With Trump’s eliminating military leaders, governmental department heads and thousands of law enforcement and legal officers from the federal government who do or might oppose his vision, replacing those with ultra-“whatever Trump wants” loyalists, he effectively has a massive anti-free-and-fair-elections in-house team engaged in elevating his autocracy to unmitigated power. They all believe that Trump’s executive orders, reviewed by friendly judges, are enough.
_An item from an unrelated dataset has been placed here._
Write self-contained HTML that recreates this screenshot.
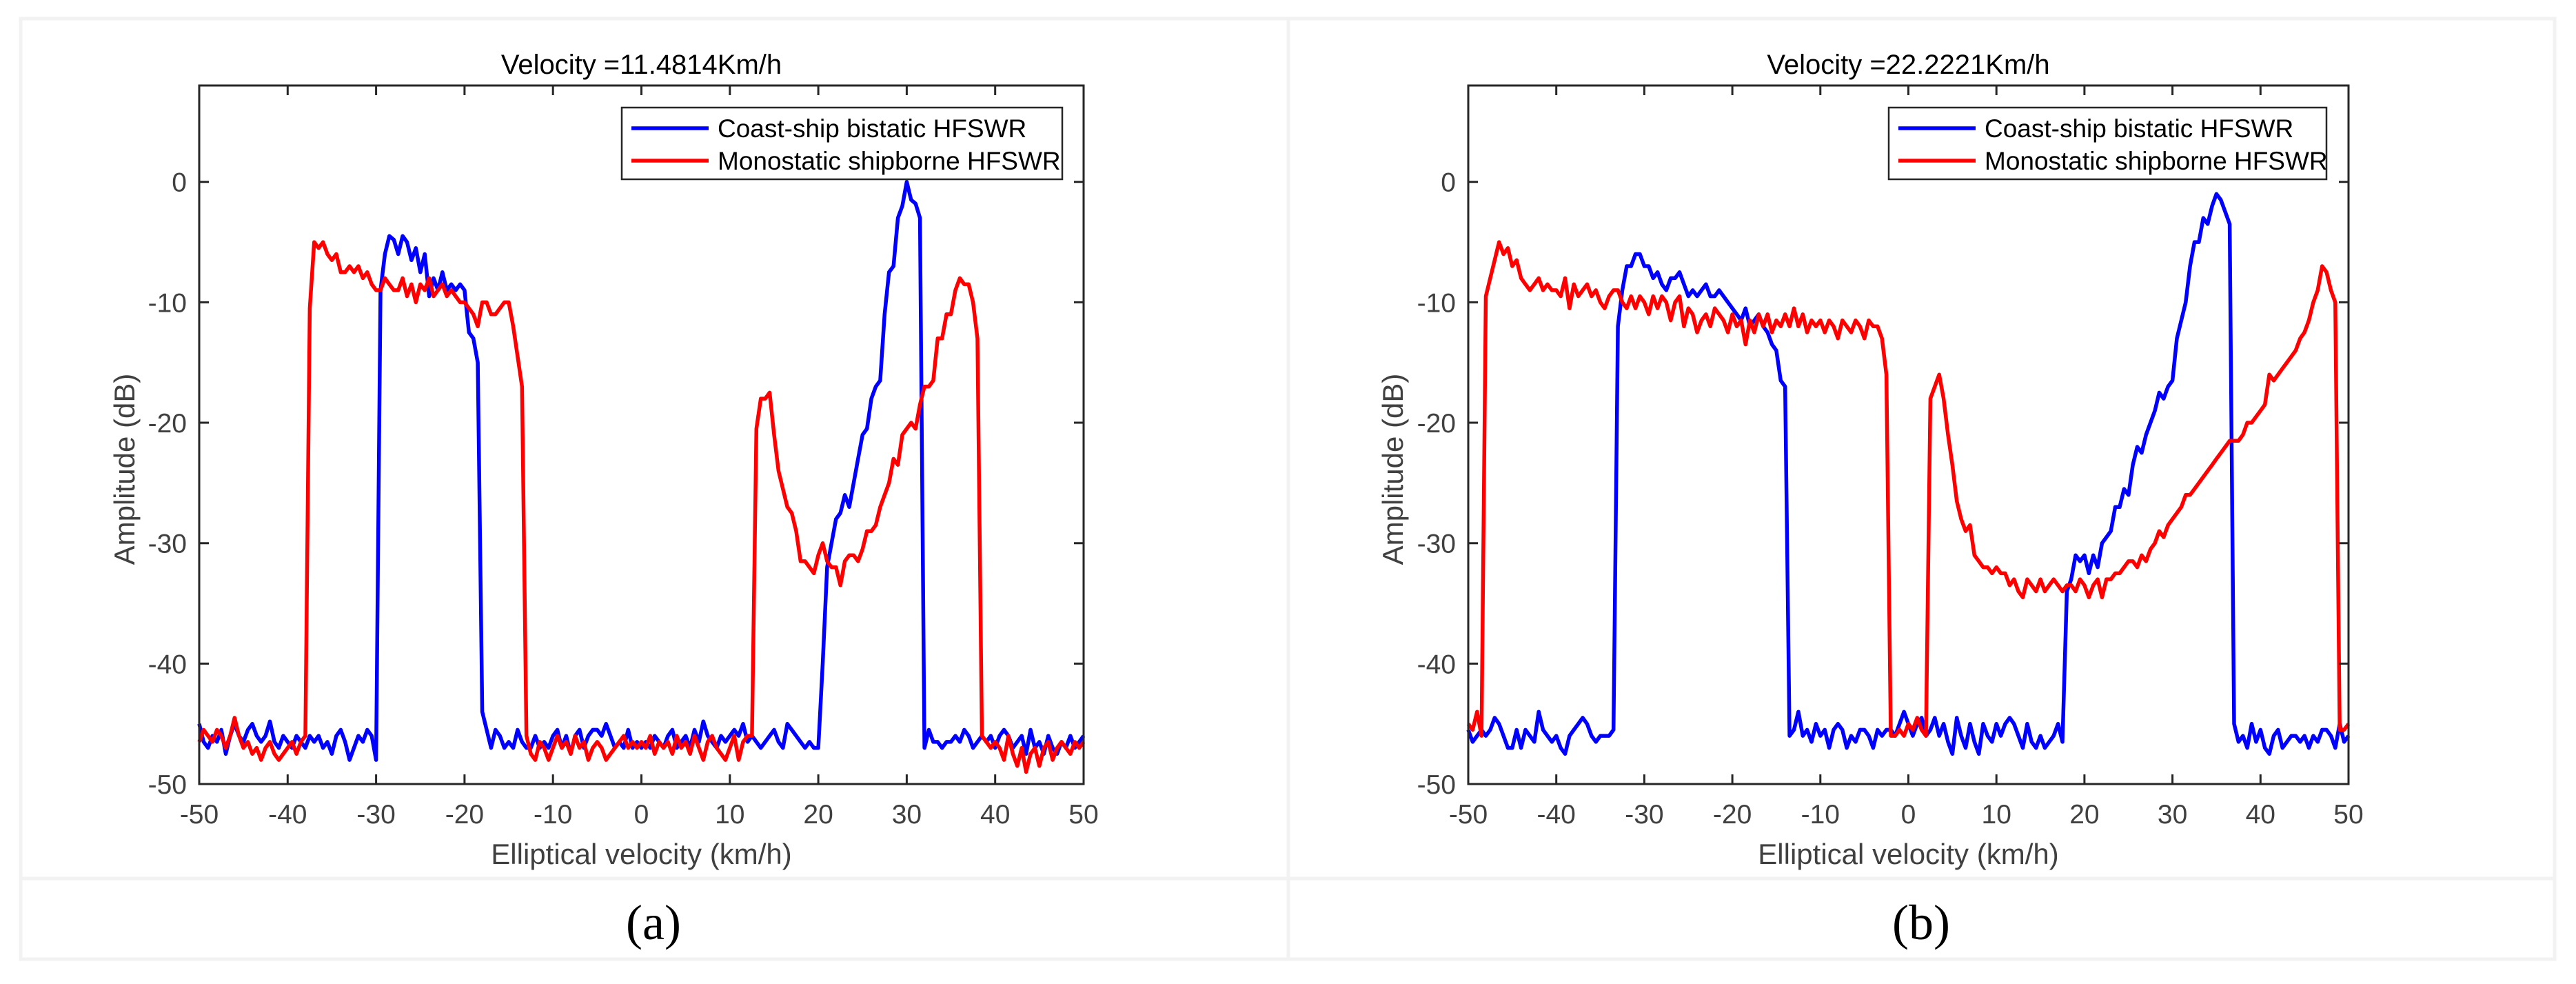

And when courts strike down those orders, Trump has several standard responses: ask for clarification and delay or only partially comply, demand an “emergency” immediate Supreme Court review… or even better… an undefined “docket” stay that allow his policies to continue, file parallel lawsuits in friendly federal venues, finding different statutes or judicial decisions to effect a workaround and try again, or simply defy the order.

The November 4th election results are abundantly clear, so if Trump cannot mitigate against the obvious major recent revised public sentiment against most of his policies and prevent journalists and social media from countering his “spin” with facts, if GOP members of Congress still believe in elections and notice that Trump coattails are imperiling their electability, he still has his new secret ICE police and, assuming their leaders set aside their duty to protect the Constitution, the military to force his way to dictatorial power, clearly no longer relegated to “day one.” He doesn’t have to twist and squirm to seek a third term. And if he is not up to any of this, he can anoint his successor and use all those manipulative powers to ensure his legacy continues. Red alert.

I’m Peter Dekom, and if the sleepy complacent public is finally beginning to wake up to reject more wrong-headed government policies than we have ever seen before, perhaps the republic can survive, damaged, but still alive.